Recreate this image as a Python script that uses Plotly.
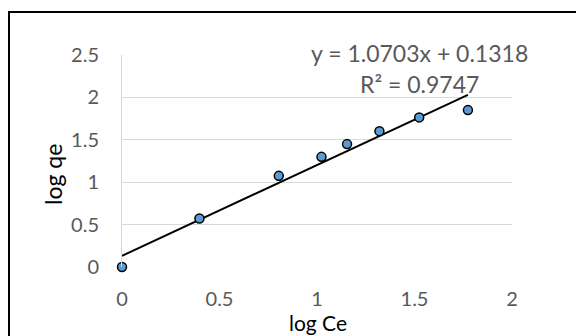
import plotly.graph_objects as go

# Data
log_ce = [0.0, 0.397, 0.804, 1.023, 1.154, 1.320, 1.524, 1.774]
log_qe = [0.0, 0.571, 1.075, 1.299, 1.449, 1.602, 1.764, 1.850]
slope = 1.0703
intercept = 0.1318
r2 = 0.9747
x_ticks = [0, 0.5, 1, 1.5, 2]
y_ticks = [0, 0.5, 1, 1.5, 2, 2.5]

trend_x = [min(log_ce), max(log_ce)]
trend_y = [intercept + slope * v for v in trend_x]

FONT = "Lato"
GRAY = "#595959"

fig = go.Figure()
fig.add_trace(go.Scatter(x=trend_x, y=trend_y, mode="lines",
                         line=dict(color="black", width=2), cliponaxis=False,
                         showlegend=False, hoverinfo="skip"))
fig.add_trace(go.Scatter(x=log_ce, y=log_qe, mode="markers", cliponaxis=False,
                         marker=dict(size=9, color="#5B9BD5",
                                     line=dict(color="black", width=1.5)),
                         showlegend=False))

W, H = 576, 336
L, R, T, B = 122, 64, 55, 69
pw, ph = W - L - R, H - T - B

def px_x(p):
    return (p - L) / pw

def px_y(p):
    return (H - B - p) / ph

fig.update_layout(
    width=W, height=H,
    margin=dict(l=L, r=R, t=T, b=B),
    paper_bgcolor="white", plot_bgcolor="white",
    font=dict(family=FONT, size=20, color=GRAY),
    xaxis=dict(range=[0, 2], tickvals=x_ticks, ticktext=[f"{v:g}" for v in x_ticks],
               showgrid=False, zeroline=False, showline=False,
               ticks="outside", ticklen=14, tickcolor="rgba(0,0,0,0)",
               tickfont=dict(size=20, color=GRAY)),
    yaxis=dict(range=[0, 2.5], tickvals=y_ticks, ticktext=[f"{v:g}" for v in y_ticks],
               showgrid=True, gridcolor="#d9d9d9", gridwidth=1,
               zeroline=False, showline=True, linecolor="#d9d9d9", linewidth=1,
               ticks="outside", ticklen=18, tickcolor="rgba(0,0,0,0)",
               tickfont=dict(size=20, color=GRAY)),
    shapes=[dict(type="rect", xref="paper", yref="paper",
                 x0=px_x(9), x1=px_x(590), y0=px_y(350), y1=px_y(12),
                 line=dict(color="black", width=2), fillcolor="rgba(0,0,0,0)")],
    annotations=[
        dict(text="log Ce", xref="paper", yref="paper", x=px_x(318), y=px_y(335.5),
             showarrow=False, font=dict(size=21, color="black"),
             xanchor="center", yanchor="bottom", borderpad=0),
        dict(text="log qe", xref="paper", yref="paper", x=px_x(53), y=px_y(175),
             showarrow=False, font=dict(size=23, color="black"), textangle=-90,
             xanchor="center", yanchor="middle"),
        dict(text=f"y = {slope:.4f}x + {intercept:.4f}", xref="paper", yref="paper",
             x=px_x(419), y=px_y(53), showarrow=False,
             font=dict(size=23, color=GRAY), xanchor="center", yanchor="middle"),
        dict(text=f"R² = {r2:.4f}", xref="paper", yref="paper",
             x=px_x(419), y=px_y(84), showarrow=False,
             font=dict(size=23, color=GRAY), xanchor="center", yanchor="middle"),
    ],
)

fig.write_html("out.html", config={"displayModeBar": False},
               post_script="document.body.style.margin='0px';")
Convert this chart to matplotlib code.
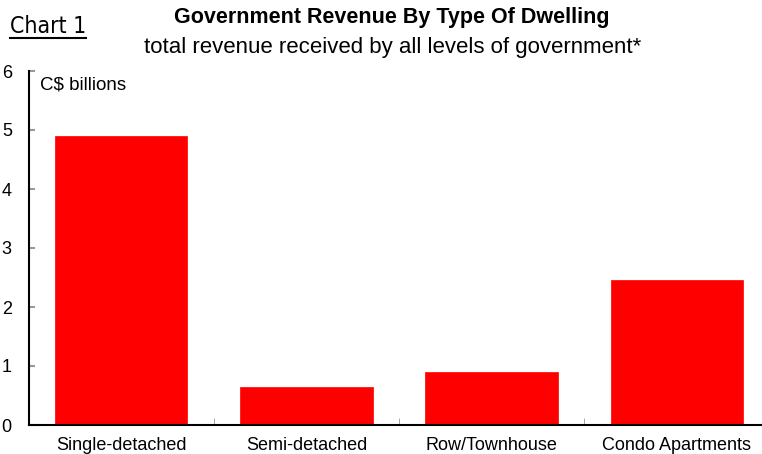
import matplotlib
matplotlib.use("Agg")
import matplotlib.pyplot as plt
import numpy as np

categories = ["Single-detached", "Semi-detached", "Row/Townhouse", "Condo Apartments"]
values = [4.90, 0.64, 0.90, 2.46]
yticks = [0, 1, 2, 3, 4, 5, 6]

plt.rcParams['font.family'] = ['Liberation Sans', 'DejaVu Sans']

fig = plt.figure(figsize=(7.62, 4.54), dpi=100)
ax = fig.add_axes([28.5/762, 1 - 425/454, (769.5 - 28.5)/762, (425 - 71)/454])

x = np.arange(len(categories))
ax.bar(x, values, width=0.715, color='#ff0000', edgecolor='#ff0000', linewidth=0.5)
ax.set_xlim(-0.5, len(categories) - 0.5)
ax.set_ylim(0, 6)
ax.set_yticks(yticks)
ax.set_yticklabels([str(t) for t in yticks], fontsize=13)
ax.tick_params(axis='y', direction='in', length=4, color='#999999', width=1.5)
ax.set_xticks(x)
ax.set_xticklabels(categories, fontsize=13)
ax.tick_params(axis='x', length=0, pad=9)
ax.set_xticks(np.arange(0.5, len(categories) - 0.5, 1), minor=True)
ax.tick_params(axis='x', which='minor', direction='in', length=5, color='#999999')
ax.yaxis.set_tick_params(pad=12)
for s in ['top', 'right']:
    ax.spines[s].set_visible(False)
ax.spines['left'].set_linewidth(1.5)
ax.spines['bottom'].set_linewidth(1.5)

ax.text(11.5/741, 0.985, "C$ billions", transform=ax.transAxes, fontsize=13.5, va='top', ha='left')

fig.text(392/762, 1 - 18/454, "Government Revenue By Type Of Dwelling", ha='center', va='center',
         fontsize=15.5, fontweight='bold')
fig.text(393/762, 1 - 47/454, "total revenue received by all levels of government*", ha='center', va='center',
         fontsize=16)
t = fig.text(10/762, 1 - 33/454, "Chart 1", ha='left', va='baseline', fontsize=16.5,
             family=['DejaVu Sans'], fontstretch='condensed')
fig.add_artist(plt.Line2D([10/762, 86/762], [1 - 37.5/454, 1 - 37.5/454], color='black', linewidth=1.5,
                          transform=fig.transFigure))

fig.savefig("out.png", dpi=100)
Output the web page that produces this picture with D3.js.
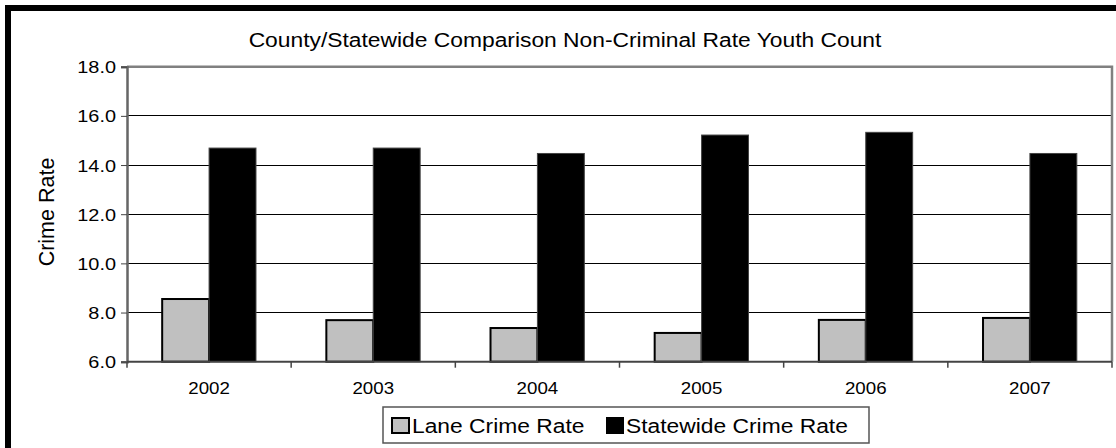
****************
Strip out the images, then output the records above word for word.

**FINISHED ANSWER:**
Recreate this image as a Python script that uses Plotly.
import plotly.graph_objects as go

# Data
log_ce = [0.0, 0.397, 0.804, 1.023, 1.154, 1.320, 1.524, 1.774]
log_qe = [0.0, 0.571, 1.075, 1.299, 1.449, 1.602, 1.764, 1.850]
slope = 1.0703
intercept = 0.1318
r2 = 0.9747
x_ticks = [0, 0.5, 1, 1.5, 2]
y_ticks = [0, 0.5, 1, 1.5, 2, 2.5]

trend_x = [min(log_ce), max(log_ce)]
trend_y = [intercept + slope * v for v in trend_x]

FONT = "Lato"
GRAY = "#595959"

fig = go.Figure()
fig.add_trace(go.Scatter(x=trend_x, y=trend_y, mode="lines",
                         line=dict(color="black", width=2), cliponaxis=False,
                         showlegend=False, hoverinfo="skip"))
fig.add_trace(go.Scatter(x=log_ce, y=log_qe, mode="markers", cliponaxis=False,
                         marker=dict(size=9, color="#5B9BD5",
                                     line=dict(color="black", width=1.5)),
                         showlegend=False))

W, H = 576, 336
L, R, T, B = 122, 64, 55, 69
pw, ph = W - L - R, H - T - B

def px_x(p):
    return (p - L) / pw

def px_y(p):
    return (H - B - p) / ph

fig.update_layout(
    width=W, height=H,
    margin=dict(l=L, r=R, t=T, b=B),
    paper_bgcolor="white", plot_bgcolor="white",
    font=dict(family=FONT, size=20, color=GRAY),
    xaxis=dict(range=[0, 2], tickvals=x_ticks, ticktext=[f"{v:g}" for v in x_ticks],
               showgrid=False, zeroline=False, showline=False,
               ticks="outside", ticklen=14, tickcolor="rgba(0,0,0,0)",
               tickfont=dict(size=20, color=GRAY)),
    yaxis=dict(range=[0, 2.5], tickvals=y_ticks, ticktext=[f"{v:g}" for v in y_ticks],
               showgrid=True, gridcolor="#d9d9d9", gridwidth=1,
               zeroline=False, showline=True, linecolor="#d9d9d9", linewidth=1,
               ticks="outside", ticklen=18, tickcolor="rgba(0,0,0,0)",
               tickfont=dict(size=20, color=GRAY)),
    shapes=[dict(type="rect", xref="paper", yref="paper",
                 x0=px_x(9), x1=px_x(590), y0=px_y(350), y1=px_y(12),
                 line=dict(color="black", width=2), fillcolor="rgba(0,0,0,0)")],
    annotations=[
        dict(text="log Ce", xref="paper", yref="paper", x=px_x(318), y=px_y(335.5),
             showarrow=False, font=dict(size=21, color="black"),
             xanchor="center", yanchor="bottom", borderpad=0),
        dict(text="log qe", xref="paper", yref="paper", x=px_x(53), y=px_y(175),
             showarrow=False, font=dict(size=23, color="black"), textangle=-90,
             xanchor="center", yanchor="middle"),
        dict(text=f"y = {slope:.4f}x + {intercept:.4f}", xref="paper", yref="paper",
             x=px_x(419), y=px_y(53), showarrow=False,
             font=dict(size=23, color=GRAY), xanchor="center", yanchor="middle"),
        dict(text=f"R² = {r2:.4f}", xref="paper", yref="paper",
             x=px_x(419), y=px_y(84), showarrow=False,
             font=dict(size=23, color=GRAY), xanchor="center", yanchor="middle"),
    ],
)

fig.write_html("out.html", config={"displayModeBar": False},
               post_script="document.body.style.margin='0px';")
Convert this chart to matplotlib code.
import matplotlib
matplotlib.use("Agg")
import matplotlib.pyplot as plt
import numpy as np

categories = ["Single-detached", "Semi-detached", "Row/Townhouse", "Condo Apartments"]
values = [4.90, 0.64, 0.90, 2.46]
yticks = [0, 1, 2, 3, 4, 5, 6]

plt.rcParams['font.family'] = ['Liberation Sans', 'DejaVu Sans']

fig = plt.figure(figsize=(7.62, 4.54), dpi=100)
ax = fig.add_axes([28.5/762, 1 - 425/454, (769.5 - 28.5)/762, (425 - 71)/454])

x = np.arange(len(categories))
ax.bar(x, values, width=0.715, color='#ff0000', edgecolor='#ff0000', linewidth=0.5)
ax.set_xlim(-0.5, len(categories) - 0.5)
ax.set_ylim(0, 6)
ax.set_yticks(yticks)
ax.set_yticklabels([str(t) for t in yticks], fontsize=13)
ax.tick_params(axis='y', direction='in', length=4, color='#999999', width=1.5)
ax.set_xticks(x)
ax.set_xticklabels(categories, fontsize=13)
ax.tick_params(axis='x', length=0, pad=9)
ax.set_xticks(np.arange(0.5, len(categories) - 0.5, 1), minor=True)
ax.tick_params(axis='x', which='minor', direction='in', length=5, color='#999999')
ax.yaxis.set_tick_params(pad=12)
for s in ['top', 'right']:
    ax.spines[s].set_visible(False)
ax.spines['left'].set_linewidth(1.5)
ax.spines['bottom'].set_linewidth(1.5)

ax.text(11.5/741, 0.985, "C$ billions", transform=ax.transAxes, fontsize=13.5, va='top', ha='left')

fig.text(392/762, 1 - 18/454, "Government Revenue By Type Of Dwelling", ha='center', va='center',
         fontsize=15.5, fontweight='bold')
fig.text(393/762, 1 - 47/454, "total revenue received by all levels of government*", ha='center', va='center',
         fontsize=16)
t = fig.text(10/762, 1 - 33/454, "Chart 1", ha='left', va='baseline', fontsize=16.5,
             family=['DejaVu Sans'], fontstretch='condensed')
fig.add_artist(plt.Line2D([10/762, 86/762], [1 - 37.5/454, 1 - 37.5/454], color='black', linewidth=1.5,
                          transform=fig.transFigure))

fig.savefig("out.png", dpi=100)
Output the web page that produces this picture with D3.js.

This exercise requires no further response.